You are jumping way ahead in the workflow here, where thunderbolt is valuable is in the before editing stage. Say you are on location you have a laptop with external hard drives, you are getting lots of photo raw files and or video files. As you fill up memory cards you are transferring those cards to your external drives via your laptop. You may want this done quickly.
Then later when finished in the field you come back and transfer all that data onto your home base office long term storage setup.
I have no idea what the original poster is doing, but thunderbolt is useful on location.
In my case personally I can compromise on transfer speed when at home so I can accept the lack of thunderbolt in my Mac Pro, I wouldn't buy a laptop these days without it though.
I totally agree that we should not compare internal vs external. They are for different tasks.
However, in your example. The initial transfer speed should be limited by the memory card. I don't think there is a memory card that can saturate a USB 3.0 connection.
The 2nd transfer may able to utilise the Thunderbolt speed if the external drive is builded from a high speed PCIe SSD, which is a bit rare if the aim is to relief the memory card's space. And as you said, the extreme seed isn't that important at home. In fact, I did google a bit about protable Thunderbolt storage. And surprise that a 2017 review rated a 3xxMB/s speed as very fast (full score indeed).

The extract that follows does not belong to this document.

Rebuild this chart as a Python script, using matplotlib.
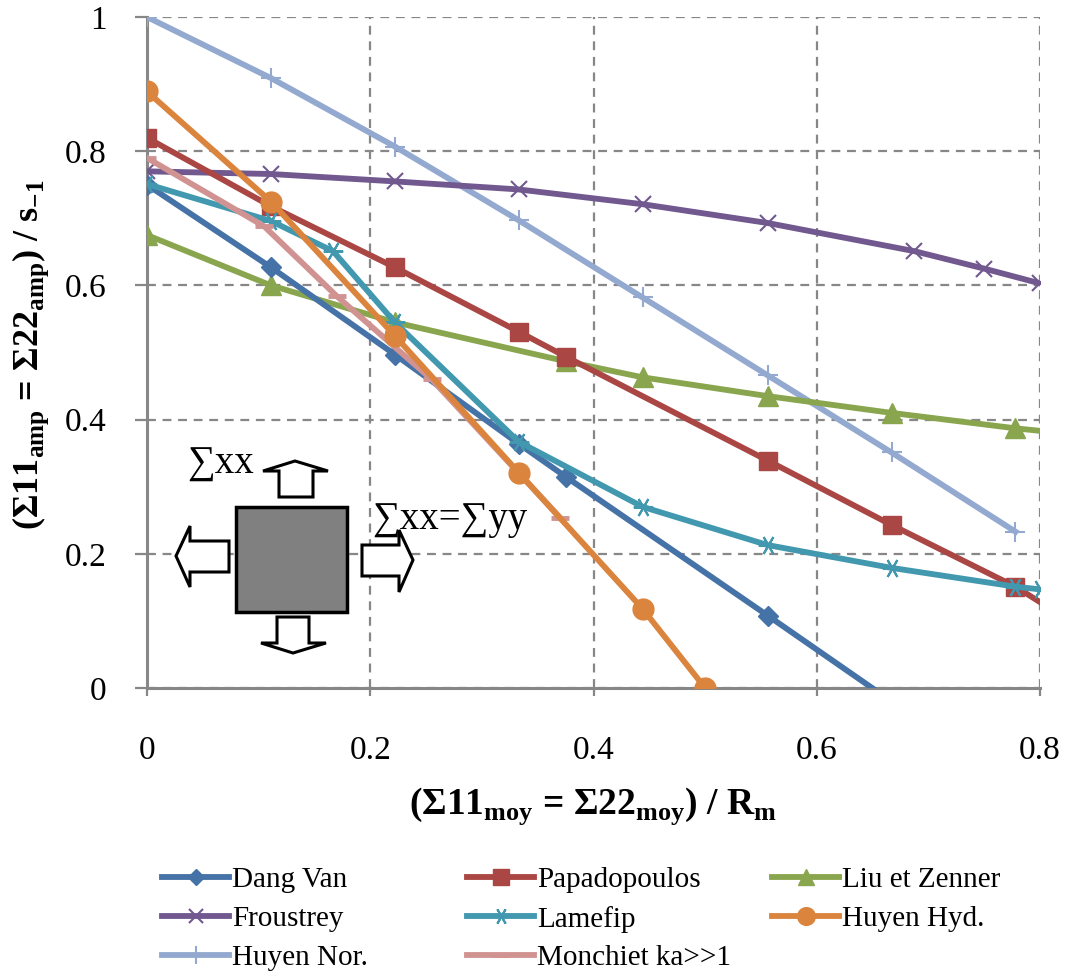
import matplotlib
matplotlib.use("Agg")
import matplotlib.pyplot as plt
from matplotlib.patches import Polygon, Rectangle
from matplotlib.lines import Line2D

plt.rcParams['font.family'] = ['Liberation Serif', 'DejaVu Serif']
plt.rcParams['mathtext.fontset'] = 'custom'
plt.rcParams['mathtext.rm'] = 'Liberation Serif'
plt.rcParams['mathtext.bf'] = 'Liberation Serif:bold'

# ---- data ----
dv_x = [0, 0.111, 0.222, 0.333, 0.375, 0.556, 0.667]
dv_y = [0.750, 0.627, 0.497, 0.364, 0.315, 0.108, -0.020]

pa_x = [0, 0.111, 0.222, 0.333, 0.375, 0.556, 0.667, 0.778, 0.889]
pa_y = [0.820, 0.718, 0.627, 0.531, 0.494, 0.339, 0.243, 0.151, 0.035]

lz_x = [0, 0.111, 0.222, 0.375, 0.444, 0.556, 0.667, 0.778, 0.889]
lz_y = [0.675, 0.600, 0.545, 0.487, 0.463, 0.435, 0.410, 0.387, 0.368]

fr_x = [0, 0.111, 0.222, 0.333, 0.444, 0.556, 0.6875, 0.75, 0.8]
fr_y = [0.770, 0.766, 0.755, 0.743, 0.721, 0.693, 0.651, 0.625, 0.603]

la_x = [0, 0.111, 0.1667, 0.222, 0.333, 0.444, 0.556, 0.667, 0.778, 0.8]
la_y = [0.751, 0.696, 0.651, 0.545, 0.367, 0.270, 0.213, 0.179, 0.151, 0.147]

hh_x = [0, 0.111, 0.222, 0.333, 0.444, 0.5]
hh_y = [0.889, 0.725, 0.525, 0.321, 0.118, 0.0]

hn_x = [0, 0.111, 0.222, 0.333, 0.444, 0.556, 0.667, 0.778]
hn_y = [1.0, 0.909, 0.807, 0.697, 0.582, 0.466, 0.351, 0.233]

mo_x = [0, 0.105, 0.170, 0.255, 0.370]
mo_y = [0.790, 0.688, 0.584, 0.460, 0.254]

W, H = 1067, 973
fig = plt.figure(figsize=(W / 100, H / 100), dpi=100)
ax = fig.add_axes([147 / W, 1 - 688 / H, (1040 - 147) / W, (688 - 17) / H])

lw = 4.2
ax.plot(hn_x, hn_y, color='#93A9CF', lw=lw, marker='+', ms=15, mew=1.5, label='Huyen Nor.', zorder=3)
ax.plot(fr_x, fr_y, color='#71588F', lw=lw, marker='x', ms=12, mew=1.5, label='Froustrey', zorder=3)
ax.plot(lz_x, lz_y, color='#89A54E', lw=lw, marker='^', ms=14, label='Liu et Zenner', zorder=3)
ax.plot(pa_x, pa_y, color='#AA4643', lw=lw, marker='s', ms=13, label='Papadopoulos', zorder=3)
ax.plot(dv_x, dv_y, color='#4572A7', lw=lw, marker='D', ms=10, label='Dang Van', zorder=3)
ax.plot(la_x, la_y, color='#4198AF', lw=lw, marker=(6, 2, 90), ms=14, mew=1.5, label='Lamefip', zorder=3)
ax.plot(mo_x, mo_y, color='#D19392', lw=lw, marker='_', ms=13, mew=3.5, label='Monchiet ka>>1', zorder=3)
ax.plot(hh_x, hh_y, color='#DB843D', lw=lw, marker='o', ms=15, label='Huyen Hyd.', zorder=3)

ax.set_xlim(0, 0.8)
ax.set_ylim(0, 1)
ax.set_xticks([0, 0.2, 0.4, 0.6, 0.8])
ax.set_xticklabels(['0', '0.2', '0.4', '0.6', '0.8'])
ax.set_yticks([0, 0.2, 0.4, 0.6, 0.8, 1])
ax.set_yticklabels(['0', '0.2', '0.4', '0.6', '0.8', '1'])
ax.tick_params(axis='x', length=6, width=1.6, color='#878787', direction='out', pad=28, labelsize=24)
ax.tick_params(axis='y', length=9, width=1.6, color='#878787', direction='out', pad=20, labelsize=24)
ax.grid(True, color='#878787', ls=(0, (4, 3)), lw=1.6, zorder=0)
for s in ['top', 'right']:
    ax.spines[s].set_visible(False)
for s in ['left', 'bottom']:
    ax.spines[s].set_color('#878787')
    ax.spines[s].set_linewidth(2.2)
    ax.spines[s].set_zorder(2)

fig.text(593 / W, 1 - 806 / H,
         r'(Σ11$_{\mathbf{moy}}$ = Σ22$_{\mathbf{moy}}$) / R$_{\mathbf{m}}$',
         ha='center', va='center', fontsize=27, fontweight='bold')
fig.text(31 / W, 1 - 355 / H,
         r'(Σ11$_{\mathbf{amp}}$ = Σ22$_{\mathbf{amp}}$) / s$_{\mathbf{-1}}$',
         ha='center', va='center', rotation=90, fontsize=26, fontweight='bold')


# inset sketch, in pixel coords of the picture
def px(pts):
    return [(x / W, 1 - y / H) for x, y in pts]


fig.add_artist(Rectangle((236 / W, 1 - 612 / H), (347 - 236) / W, (612 - 507) / H,
                         transform=fig.transFigure, fc='#808080', ec='black', lw=2.5))
arrows = [
    [(279, 497), (279, 471), (263, 471), (295, 461), (328, 471), (313, 471), (313, 497)],
    [(277, 617), (277, 643), (261, 643), (293, 653), (326, 643), (309, 643), (309, 617)],
    [(229, 541), (190, 541), (190, 526), (176, 556), (190, 587), (190, 572), (229, 572)],
    [(362, 545), (399, 545), (399, 530), (413, 560), (399, 592), (399, 576), (362, 576)],
]
for a in arrows:
    fig.add_artist(Polygon(px(a), closed=True, transform=fig.transFigure,
                           fc='white', ec='black', lw=2.2))
fig.text(187 / W, 1 - 464 / H, '∑xx', fontsize=28, ha='left', va='center')
fig.text(372 / W, 1 - 520 / H, '∑xx=∑yy', fontsize=28, ha='left', va='center')

# legend, three columns placed one by one
h = {l.get_label(): l for l in ax.get_lines()}
cols = [(['Dang Van', 'Froustrey', 'Huyen Nor.'], 162),
        (['Papadopoulos', 'Lamefip', 'Monchiet ka>>1'], 467),
        (['Liu et Zenner', 'Huyen Hyd.'], 772)]
for names, x0 in cols:
    hs = []
    for n in names:
        l = h[n]
        hs.append(Line2D([], [], color=l.get_color(), lw=l.get_linewidth(),
                         marker=l.get_marker(), ms=l.get_markersize() * 0.85,
                         mew=l.get_markeredgewidth()))
    fig.legend(hs, names, loc='upper left', bbox_to_anchor=(x0 / W, 1 - 867 / H),
               frameon=False, fontsize=21, handlelength=2.3, handletextpad=0.1,
               labelspacing=0.42, borderaxespad=0, borderpad=0)

fig.savefig('out.png', dpi=100)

I am not saying Thunderbolt speed is completely useless in real world. However, it seems not that useful for protable storage at this moment. And when the main stream storage able to saturate a USB 3.0 connection. We may already able to install a USB 4.0 card in a PCIe slot.
And if TB is going to the USB-C form factor, and all we need is just the ability of connecting a storage (but not eGPU etc). We can always install a USB-C card into a PCIe slot.
PCIe slots may be an old technology, but it's still the best component to keep a computer up to date so far. With the PCIe slot, there is virtually zero need to have Thunderbolt (or course, if something like your company only provide you Thunderbolt equipment, then that's a must for your workflow).